January 4, 2012

Blue Nights: A Book Review

"Blue nights are the opposite of the dying of the brightness, but they are also its warning."

"When we talk about mortality we are talking about our children."

"We still counted happiness and health and love and luck and beautiful children as 'ordinary blessings.'"

The previous quotes are a small sample of the phrases I highlighted in Joan Didion's most recent memoir, Blue Nights.  You see, I have a conversation with every book that I read.  Unlike your average bookworm, I always read with a pen in hand, and when I read a word, or a phrase , or a paragraph that I find particularly powerful I underline it, or circle it, or bracket it (or some combination thereof).  With some books I have more in-depth conversations than with others.  With Blue Nights, I had a particularly profound conversation.  As I flip through my copy of the memoir, I notice that almost every page has some sort of hand-made marking.  In fact, on some pages almost every word is highlighted.

In her first memoir, The Year of Magical Thinking, Didion grappled with the death of her long-time husband, writer John Gregory Dunne, following an unexpected heart attack in December 2003. Throughout the book, Didion refers to the dark cloud of an illness affecting their daughter Quintana Roo, who tragically died just two months before The Year of Magical Thinking was published.

"When we talk about mortality we are talking about our children."

In Blue Nights, Joan Didion attempts to deal with the loss of her 39 year-old daughter.  Throughout the book her writing is raw and, at times, stunningly harsh.  As one book review explained:

"[The memoir] opens on July 26, 2010, as Didion thinks back to Quintana’s wedding in New York seven years before. 'Today would be her wedding anniversary.'  Reflecting on her daughter but also on her role as a parent, Didion asks the candid questions any parent might about how she feels she failed either because cues were not taken or perhaps displaced. Finally, [she acknowledges,] perhaps we all remain unknown to each other. Seamlessly woven in are incidents Didion sees as underscoring her own age, something she finds hard to acknowledge, much less accept."
In my opinion, Blue Nights, like The Year of Magical Thinking, is an iconic book of brutal honesty, haunting loss, and unexpected human strength.  Both memoirs will forever hold an invaluable place in my home library.

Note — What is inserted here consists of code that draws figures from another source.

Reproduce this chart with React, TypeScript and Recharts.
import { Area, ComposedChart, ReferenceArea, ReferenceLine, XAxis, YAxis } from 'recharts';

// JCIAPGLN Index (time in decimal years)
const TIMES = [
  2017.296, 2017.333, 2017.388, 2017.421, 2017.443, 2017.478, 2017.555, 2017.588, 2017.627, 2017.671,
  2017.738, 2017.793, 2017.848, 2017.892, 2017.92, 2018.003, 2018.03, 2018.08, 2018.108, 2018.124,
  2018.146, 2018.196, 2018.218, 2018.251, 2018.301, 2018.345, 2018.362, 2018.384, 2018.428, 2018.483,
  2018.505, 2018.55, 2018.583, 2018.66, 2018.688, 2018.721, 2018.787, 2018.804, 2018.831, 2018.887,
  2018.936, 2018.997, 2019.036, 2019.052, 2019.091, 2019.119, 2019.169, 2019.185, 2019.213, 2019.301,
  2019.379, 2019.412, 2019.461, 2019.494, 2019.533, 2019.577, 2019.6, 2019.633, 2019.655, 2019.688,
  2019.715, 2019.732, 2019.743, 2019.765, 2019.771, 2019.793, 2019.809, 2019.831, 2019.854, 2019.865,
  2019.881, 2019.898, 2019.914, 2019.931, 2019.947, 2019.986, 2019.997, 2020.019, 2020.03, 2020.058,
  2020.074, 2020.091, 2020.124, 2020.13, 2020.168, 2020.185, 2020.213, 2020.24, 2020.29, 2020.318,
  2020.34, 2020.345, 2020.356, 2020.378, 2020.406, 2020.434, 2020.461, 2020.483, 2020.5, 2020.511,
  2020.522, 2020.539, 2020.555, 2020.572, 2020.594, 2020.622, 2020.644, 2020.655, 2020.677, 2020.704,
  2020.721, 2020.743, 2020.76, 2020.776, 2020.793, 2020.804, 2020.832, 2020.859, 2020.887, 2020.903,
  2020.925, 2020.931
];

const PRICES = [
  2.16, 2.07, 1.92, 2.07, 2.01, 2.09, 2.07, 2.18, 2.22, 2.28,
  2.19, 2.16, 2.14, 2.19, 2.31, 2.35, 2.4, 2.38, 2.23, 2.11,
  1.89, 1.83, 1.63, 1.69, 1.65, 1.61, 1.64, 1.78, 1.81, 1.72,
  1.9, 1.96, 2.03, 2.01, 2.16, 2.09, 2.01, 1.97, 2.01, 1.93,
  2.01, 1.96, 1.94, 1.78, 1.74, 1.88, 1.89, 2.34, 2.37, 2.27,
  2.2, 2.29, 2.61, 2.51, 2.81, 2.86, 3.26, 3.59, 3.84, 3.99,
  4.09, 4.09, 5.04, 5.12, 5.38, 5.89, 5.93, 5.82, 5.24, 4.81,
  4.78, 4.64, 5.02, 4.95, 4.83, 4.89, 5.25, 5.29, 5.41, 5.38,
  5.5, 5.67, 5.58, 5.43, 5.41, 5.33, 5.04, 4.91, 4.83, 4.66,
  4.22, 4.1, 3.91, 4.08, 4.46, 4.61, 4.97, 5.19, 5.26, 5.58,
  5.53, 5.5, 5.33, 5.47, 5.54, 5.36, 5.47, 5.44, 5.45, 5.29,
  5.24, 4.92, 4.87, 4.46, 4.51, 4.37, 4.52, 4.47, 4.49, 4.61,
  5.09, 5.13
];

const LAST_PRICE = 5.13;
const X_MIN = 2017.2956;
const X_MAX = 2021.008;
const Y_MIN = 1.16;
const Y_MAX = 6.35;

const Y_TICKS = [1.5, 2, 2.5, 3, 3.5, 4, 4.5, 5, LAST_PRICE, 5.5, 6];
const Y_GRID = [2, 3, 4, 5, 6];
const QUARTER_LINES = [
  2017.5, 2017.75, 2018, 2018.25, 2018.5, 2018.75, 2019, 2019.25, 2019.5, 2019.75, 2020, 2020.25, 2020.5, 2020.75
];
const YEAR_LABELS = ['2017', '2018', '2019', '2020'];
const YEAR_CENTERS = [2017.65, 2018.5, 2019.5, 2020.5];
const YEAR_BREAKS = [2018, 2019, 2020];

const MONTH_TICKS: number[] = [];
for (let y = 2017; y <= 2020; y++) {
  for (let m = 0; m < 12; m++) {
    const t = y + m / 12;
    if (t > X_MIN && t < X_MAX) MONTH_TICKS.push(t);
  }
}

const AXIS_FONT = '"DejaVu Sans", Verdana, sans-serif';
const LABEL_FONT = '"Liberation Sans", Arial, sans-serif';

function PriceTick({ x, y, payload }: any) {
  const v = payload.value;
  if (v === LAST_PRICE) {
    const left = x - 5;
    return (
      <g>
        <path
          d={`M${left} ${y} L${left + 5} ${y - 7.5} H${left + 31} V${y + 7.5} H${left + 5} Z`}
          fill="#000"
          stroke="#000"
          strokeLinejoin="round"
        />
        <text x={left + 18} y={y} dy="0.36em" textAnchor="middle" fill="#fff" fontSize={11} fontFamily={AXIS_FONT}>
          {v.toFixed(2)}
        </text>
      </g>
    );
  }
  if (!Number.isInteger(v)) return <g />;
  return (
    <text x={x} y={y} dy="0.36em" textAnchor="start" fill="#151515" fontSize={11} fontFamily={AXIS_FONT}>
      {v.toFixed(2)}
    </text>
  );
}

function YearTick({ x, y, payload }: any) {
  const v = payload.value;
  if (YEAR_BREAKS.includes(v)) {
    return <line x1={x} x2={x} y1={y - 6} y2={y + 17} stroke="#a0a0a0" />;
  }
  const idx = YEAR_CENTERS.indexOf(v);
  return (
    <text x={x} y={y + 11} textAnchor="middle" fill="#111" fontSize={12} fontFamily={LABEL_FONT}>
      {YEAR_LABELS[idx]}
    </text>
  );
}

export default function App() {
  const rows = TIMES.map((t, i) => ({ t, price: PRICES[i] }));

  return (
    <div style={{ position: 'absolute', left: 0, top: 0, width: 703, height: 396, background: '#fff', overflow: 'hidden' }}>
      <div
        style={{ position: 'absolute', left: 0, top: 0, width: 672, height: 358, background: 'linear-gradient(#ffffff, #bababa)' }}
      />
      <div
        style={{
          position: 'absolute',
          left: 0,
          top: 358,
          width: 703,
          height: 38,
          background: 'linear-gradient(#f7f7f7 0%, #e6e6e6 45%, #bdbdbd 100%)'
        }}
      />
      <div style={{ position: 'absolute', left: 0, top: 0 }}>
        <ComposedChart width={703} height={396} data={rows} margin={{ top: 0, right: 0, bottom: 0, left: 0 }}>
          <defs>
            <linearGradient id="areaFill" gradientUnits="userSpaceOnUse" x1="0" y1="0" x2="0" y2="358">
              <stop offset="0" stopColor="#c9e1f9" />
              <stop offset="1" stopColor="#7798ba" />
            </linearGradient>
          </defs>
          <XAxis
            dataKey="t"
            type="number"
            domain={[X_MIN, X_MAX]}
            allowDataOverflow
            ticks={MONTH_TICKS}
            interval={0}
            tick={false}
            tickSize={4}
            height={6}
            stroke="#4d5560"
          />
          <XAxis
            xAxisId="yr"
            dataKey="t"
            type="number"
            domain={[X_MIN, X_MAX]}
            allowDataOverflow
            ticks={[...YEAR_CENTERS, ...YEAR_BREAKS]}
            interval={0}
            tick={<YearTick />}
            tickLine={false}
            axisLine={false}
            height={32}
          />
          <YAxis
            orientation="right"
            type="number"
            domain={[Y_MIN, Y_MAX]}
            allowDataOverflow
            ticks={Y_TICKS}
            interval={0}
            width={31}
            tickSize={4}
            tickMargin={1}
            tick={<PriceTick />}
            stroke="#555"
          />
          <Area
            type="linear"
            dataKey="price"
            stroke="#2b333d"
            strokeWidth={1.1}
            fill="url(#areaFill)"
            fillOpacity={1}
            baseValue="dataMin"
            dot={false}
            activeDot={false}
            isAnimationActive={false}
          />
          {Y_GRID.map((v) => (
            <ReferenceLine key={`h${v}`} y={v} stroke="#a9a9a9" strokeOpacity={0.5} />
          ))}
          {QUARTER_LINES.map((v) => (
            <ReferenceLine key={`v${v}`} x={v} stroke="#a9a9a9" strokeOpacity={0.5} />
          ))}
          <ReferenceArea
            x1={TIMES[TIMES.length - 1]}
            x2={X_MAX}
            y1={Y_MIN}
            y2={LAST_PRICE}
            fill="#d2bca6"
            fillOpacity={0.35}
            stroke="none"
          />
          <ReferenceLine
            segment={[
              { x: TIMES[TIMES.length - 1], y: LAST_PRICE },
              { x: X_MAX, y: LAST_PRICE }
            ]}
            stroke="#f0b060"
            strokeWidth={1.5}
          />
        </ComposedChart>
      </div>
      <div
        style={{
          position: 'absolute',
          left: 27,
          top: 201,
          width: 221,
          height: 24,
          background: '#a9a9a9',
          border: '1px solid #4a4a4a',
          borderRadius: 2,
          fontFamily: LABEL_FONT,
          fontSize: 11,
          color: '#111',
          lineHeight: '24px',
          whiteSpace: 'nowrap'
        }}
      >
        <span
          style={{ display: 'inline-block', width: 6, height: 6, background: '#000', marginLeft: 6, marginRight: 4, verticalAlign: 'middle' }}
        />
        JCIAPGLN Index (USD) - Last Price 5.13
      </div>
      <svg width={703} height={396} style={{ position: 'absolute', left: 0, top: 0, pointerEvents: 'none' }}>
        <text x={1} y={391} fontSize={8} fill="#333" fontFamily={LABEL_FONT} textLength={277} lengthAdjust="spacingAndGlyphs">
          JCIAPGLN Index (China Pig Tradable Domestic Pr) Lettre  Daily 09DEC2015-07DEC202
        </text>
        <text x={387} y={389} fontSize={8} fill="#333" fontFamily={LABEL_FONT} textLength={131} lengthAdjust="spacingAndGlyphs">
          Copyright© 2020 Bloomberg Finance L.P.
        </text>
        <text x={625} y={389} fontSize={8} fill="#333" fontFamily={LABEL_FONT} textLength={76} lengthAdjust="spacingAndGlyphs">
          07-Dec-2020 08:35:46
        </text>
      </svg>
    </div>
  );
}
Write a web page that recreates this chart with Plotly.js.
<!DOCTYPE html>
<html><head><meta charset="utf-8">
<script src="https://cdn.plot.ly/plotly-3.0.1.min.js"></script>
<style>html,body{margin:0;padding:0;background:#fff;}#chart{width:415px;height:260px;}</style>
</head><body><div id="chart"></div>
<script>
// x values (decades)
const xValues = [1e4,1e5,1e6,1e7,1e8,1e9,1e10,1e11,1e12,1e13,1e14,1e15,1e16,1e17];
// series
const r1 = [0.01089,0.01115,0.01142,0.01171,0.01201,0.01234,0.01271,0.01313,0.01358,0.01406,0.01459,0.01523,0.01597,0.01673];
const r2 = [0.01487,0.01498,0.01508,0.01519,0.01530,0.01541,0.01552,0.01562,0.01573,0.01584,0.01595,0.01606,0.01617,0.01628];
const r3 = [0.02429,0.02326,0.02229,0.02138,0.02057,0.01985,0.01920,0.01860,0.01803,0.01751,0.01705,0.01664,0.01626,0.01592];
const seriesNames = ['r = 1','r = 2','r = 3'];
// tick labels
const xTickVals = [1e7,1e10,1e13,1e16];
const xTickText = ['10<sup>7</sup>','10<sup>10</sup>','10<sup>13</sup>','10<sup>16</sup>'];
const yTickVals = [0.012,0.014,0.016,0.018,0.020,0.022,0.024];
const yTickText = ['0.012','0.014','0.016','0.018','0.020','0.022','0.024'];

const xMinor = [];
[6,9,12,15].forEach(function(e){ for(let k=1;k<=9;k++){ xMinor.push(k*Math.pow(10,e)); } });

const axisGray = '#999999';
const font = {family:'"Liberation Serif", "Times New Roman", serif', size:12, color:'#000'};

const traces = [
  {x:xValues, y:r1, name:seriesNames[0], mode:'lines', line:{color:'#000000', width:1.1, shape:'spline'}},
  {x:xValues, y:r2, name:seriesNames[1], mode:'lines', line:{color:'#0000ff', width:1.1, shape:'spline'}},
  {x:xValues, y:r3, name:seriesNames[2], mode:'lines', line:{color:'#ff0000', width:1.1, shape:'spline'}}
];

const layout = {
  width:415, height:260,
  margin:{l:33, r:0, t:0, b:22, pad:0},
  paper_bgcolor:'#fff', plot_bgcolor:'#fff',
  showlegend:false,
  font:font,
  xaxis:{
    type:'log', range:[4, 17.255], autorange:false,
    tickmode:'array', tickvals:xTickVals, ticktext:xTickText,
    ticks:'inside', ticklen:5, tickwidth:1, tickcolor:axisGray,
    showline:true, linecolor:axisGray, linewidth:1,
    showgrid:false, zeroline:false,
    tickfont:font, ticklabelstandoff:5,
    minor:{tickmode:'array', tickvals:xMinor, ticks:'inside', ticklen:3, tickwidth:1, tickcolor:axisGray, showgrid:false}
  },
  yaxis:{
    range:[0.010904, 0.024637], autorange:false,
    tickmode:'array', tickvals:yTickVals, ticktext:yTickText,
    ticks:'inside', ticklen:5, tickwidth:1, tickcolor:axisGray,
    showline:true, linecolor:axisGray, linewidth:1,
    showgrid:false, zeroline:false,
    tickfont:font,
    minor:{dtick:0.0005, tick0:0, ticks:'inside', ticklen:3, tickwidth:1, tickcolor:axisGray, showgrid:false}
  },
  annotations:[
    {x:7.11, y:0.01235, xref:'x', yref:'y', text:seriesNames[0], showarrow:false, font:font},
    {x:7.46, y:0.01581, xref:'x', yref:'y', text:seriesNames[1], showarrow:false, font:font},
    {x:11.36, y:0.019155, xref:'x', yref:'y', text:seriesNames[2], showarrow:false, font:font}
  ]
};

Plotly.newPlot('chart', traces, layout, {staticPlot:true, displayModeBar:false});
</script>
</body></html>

"For my having a child there was a season.  That season has passed.  I have not yet located the season in which I do not hear her crooning back to the eight-track."

Didion looking at a painting of her deceased daughter, Quintana Roo.

Perhaps the greatest lesson that Didion shares in both of her memoirs is one of carpe diem.  As she recalls fond memories of Quintana Roo she acknowledges that, "in theory these mementos [should] serve to bring back the moment.  In fact they serve only to make clear how inadequately I appreciated the moment when it was here."  Our past is behind us, our future is before us, only our present is here with us.  Always strive to embrace the golden present.

On the final page of Blue Nights, Didion leaves us with a reflection on loss (and its frequent sidekick) fear:

"I know what it is I am now experiencing.
I know what the frailty is, I know what the fear is.
The fear is not for what is lost[...]
The fear is for what is still to be lost.
You may see nothing still to be lost.
Yet there is no day in her life on which I do not see her." 

Perhaps we never fully lose those we love.  Perhaps "there is no day in [their] life on which [we] do not see [them]."  Perhaps the only thing we can truly lose is ourselves.

Question of the Day:

What is the most influential book you have ever read?

Ally and Bo


  1. HHhhhmmmm....A dark book on death, loss, and regrets. Not my cup of tea. you know my most influential book; The Bible. More specifically Luke, Mark, and in the OT, Proverbs, & what are more beautiful stories than Ruth and Hosea?

    Anyway, to those who don't know, I am Steve Hudson, AKA...Allison's Dad. I have been submitting posts for some time to no avail, but we got that straightened out over the holidays.

    I am especially glad that Allison and Brandon began their blog with an emphasis on food. When I was moved to foreman over the plant laboratory, one of the first things I learned was from the senior technician. He told me "When you begin a big job or project, always line up the food first, and everything else will kind of fall into place" I have found that to be sage advice. I'm glad Brandon and Allison are following suit!


  2. APPLAUSE, Dad! I am so happy you were able to successfully submit a comment :)

    I thought for sure you would say "The Old Man and The Boy" was your most influential book, but then again I suppose I wasn't thinking about the Bible. As far as non-religious texts, would you say that's the one? I have very find memories of you reading it over and over again when I was a little girl...it always set on your bedside table as well.

    Tomorrow I will be back to a food post! I try to change it up pretty regularly.

  3. Cha-Ching! You are correct my dear. In fact I actually started typing "The Old Man and the Boy" (by Robert Ruark) when I thought to myself "What book really affects the way I am every day?". It was no contest so I revised my reply. So you read me right, as you usually do!



  4. Maybe I should read "The Old Man and the Boy." I think I read it a very long time ago, but perhaps if I read it now, as an adult, I would appreciate it more!